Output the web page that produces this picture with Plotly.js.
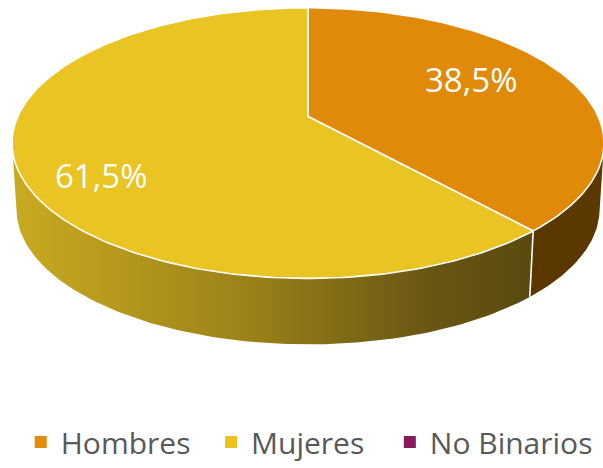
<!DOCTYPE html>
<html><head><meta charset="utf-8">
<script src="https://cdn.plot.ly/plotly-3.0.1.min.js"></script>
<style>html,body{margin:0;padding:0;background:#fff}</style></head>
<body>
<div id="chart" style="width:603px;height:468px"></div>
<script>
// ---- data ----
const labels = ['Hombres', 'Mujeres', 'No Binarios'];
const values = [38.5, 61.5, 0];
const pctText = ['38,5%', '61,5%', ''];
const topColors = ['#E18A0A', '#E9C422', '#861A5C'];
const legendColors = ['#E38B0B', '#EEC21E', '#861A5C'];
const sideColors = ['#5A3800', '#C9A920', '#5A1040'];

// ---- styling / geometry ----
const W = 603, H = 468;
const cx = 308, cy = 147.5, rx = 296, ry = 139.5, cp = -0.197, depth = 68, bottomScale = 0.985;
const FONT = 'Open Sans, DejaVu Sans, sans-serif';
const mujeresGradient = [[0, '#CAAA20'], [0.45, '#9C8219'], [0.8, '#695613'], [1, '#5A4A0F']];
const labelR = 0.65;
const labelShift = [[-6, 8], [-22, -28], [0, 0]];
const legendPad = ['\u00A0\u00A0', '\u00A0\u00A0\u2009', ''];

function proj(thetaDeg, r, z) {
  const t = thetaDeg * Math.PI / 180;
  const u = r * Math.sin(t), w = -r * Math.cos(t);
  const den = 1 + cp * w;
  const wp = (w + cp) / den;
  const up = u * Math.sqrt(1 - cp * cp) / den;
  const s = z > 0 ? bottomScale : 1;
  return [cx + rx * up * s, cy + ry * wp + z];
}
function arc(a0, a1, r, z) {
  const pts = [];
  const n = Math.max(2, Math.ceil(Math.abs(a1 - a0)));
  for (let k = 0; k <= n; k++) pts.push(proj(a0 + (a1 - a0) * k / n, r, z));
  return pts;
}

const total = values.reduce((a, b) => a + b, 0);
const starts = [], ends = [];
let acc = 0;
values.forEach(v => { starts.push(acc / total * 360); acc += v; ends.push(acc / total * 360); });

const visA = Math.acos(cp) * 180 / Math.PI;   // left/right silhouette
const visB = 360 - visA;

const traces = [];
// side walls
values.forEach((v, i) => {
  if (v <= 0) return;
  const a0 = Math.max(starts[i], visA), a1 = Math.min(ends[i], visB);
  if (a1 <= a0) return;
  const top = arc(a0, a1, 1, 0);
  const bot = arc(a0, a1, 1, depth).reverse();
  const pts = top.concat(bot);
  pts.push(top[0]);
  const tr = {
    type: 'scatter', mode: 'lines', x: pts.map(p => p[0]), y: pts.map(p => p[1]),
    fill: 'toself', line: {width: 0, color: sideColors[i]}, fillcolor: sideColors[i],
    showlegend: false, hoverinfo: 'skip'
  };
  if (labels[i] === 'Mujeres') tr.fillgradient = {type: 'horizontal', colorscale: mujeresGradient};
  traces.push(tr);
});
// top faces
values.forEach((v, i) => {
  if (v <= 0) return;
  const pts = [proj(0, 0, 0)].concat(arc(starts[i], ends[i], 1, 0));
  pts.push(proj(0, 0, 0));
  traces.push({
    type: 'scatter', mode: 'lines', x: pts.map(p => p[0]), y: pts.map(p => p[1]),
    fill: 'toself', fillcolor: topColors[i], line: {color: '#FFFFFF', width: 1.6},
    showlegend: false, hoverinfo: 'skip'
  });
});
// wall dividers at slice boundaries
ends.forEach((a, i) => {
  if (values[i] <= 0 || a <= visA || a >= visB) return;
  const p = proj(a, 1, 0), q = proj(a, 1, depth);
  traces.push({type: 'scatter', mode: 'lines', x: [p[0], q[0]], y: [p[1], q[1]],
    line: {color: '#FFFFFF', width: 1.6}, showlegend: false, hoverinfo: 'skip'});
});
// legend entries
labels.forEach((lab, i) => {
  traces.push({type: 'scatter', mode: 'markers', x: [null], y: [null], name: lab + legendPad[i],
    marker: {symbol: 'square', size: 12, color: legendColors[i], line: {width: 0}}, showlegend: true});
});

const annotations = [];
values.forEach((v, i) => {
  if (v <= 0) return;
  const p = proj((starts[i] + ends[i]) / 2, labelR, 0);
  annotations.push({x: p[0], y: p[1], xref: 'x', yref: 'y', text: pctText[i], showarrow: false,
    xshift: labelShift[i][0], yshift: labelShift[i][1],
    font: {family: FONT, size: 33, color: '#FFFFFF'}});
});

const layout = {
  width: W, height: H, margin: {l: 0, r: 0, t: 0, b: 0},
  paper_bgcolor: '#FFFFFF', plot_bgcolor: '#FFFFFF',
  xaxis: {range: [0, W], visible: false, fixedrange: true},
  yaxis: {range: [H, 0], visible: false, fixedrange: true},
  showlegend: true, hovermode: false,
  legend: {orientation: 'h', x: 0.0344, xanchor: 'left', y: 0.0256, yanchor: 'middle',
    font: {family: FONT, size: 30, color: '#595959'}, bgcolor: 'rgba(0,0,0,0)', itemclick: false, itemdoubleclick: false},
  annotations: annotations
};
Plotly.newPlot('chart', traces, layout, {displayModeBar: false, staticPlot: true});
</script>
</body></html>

-*-

_STATED EXERCISE_
Quote the data above in full and without alteration; skip the pictures.

_SOLVED PROBLEM_
Output the web page that produces this picture with Plotly.js.
<!DOCTYPE html>
<html><head><meta charset="utf-8">
<script src="https://cdn.plot.ly/plotly-3.0.1.min.js"></script>
<style>html,body{margin:0;padding:0;background:#fff}</style></head>
<body>
<div id="chart" style="width:603px;height:468px"></div>
<script>
// ---- data ----
const labels = ['Hombres', 'Mujeres', 'No Binarios'];
const values = [38.5, 61.5, 0];
const pctText = ['38,5%', '61,5%', ''];
const topColors = ['#E18A0A', '#E9C422', '#861A5C'];
const legendColors = ['#E38B0B', '#EEC21E', '#861A5C'];
const sideColors = ['#5A3800', '#C9A920', '#5A1040'];

// ---- styling / geometry ----
const W = 603, H = 468;
const cx = 308, cy = 147.5, rx = 296, ry = 139.5, cp = -0.197, depth = 68, bottomScale = 0.985;
const FONT = 'Open Sans, DejaVu Sans, sans-serif';
const mujeresGradient = [[0, '#CAAA20'], [0.45, '#9C8219'], [0.8, '#695613'], [1, '#5A4A0F']];
const labelR = 0.65;
const labelShift = [[-6, 8], [-22, -28], [0, 0]];
const legendPad = ['\u00A0\u00A0', '\u00A0\u00A0\u2009', ''];

function proj(thetaDeg, r, z) {
  const t = thetaDeg * Math.PI / 180;
  const u = r * Math.sin(t), w = -r * Math.cos(t);
  const den = 1 + cp * w;
  const wp = (w + cp) / den;
  const up = u * Math.sqrt(1 - cp * cp) / den;
  const s = z > 0 ? bottomScale : 1;
  return [cx + rx * up * s, cy + ry * wp + z];
}
function arc(a0, a1, r, z) {
  const pts = [];
  const n = Math.max(2, Math.ceil(Math.abs(a1 - a0)));
  for (let k = 0; k <= n; k++) pts.push(proj(a0 + (a1 - a0) * k / n, r, z));
  return pts;
}

const total = values.reduce((a, b) => a + b, 0);
const starts = [], ends = [];
let acc = 0;
values.forEach(v => { starts.push(acc / total * 360); acc += v; ends.push(acc / total * 360); });

const visA = Math.acos(cp) * 180 / Math.PI;   // left/right silhouette
const visB = 360 - visA;

const traces = [];
// side walls
values.forEach((v, i) => {
  if (v <= 0) return;
  const a0 = Math.max(starts[i], visA), a1 = Math.min(ends[i], visB);
  if (a1 <= a0) return;
  const top = arc(a0, a1, 1, 0);
  const bot = arc(a0, a1, 1, depth).reverse();
  const pts = top.concat(bot);
  pts.push(top[0]);
  const tr = {
    type: 'scatter', mode: 'lines', x: pts.map(p => p[0]), y: pts.map(p => p[1]),
    fill: 'toself', line: {width: 0, color: sideColors[i]}, fillcolor: sideColors[i],
    showlegend: false, hoverinfo: 'skip'
  };
  if (labels[i] === 'Mujeres') tr.fillgradient = {type: 'horizontal', colorscale: mujeresGradient};
  traces.push(tr);
});
// top faces
values.forEach((v, i) => {
  if (v <= 0) return;
  const pts = [proj(0, 0, 0)].concat(arc(starts[i], ends[i], 1, 0));
  pts.push(proj(0, 0, 0));
  traces.push({
    type: 'scatter', mode: 'lines', x: pts.map(p => p[0]), y: pts.map(p => p[1]),
    fill: 'toself', fillcolor: topColors[i], line: {color: '#FFFFFF', width: 1.6},
    showlegend: false, hoverinfo: 'skip'
  });
});
// wall dividers at slice boundaries
ends.forEach((a, i) => {
  if (values[i] <= 0 || a <= visA || a >= visB) return;
  const p = proj(a, 1, 0), q = proj(a, 1, depth);
  traces.push({type: 'scatter', mode: 'lines', x: [p[0], q[0]], y: [p[1], q[1]],
    line: {color: '#FFFFFF', width: 1.6}, showlegend: false, hoverinfo: 'skip'});
});
// legend entries
labels.forEach((lab, i) => {
  traces.push({type: 'scatter', mode: 'markers', x: [null], y: [null], name: lab + legendPad[i],
    marker: {symbol: 'square', size: 12, color: legendColors[i], line: {width: 0}}, showlegend: true});
});

const annotations = [];
values.forEach((v, i) => {
  if (v <= 0) return;
  const p = proj((starts[i] + ends[i]) / 2, labelR, 0);
  annotations.push({x: p[0], y: p[1], xref: 'x', yref: 'y', text: pctText[i], showarrow: false,
    xshift: labelShift[i][0], yshift: labelShift[i][1],
    font: {family: FONT, size: 33, color: '#FFFFFF'}});
});

const layout = {
  width: W, height: H, margin: {l: 0, r: 0, t: 0, b: 0},
  paper_bgcolor: '#FFFFFF', plot_bgcolor: '#FFFFFF',
  xaxis: {range: [0, W], visible: false, fixedrange: true},
  yaxis: {range: [H, 0], visible: false, fixedrange: true},
  showlegend: true, hovermode: false,
  legend: {orientation: 'h', x: 0.0344, xanchor: 'left', y: 0.0256, yanchor: 'middle',
    font: {family: FONT, size: 30, color: '#595959'}, bgcolor: 'rgba(0,0,0,0)', itemclick: false, itemdoubleclick: false},
  annotations: annotations
};
Plotly.newPlot('chart', traces, layout, {displayModeBar: false, staticPlot: true});
</script>
</body></html>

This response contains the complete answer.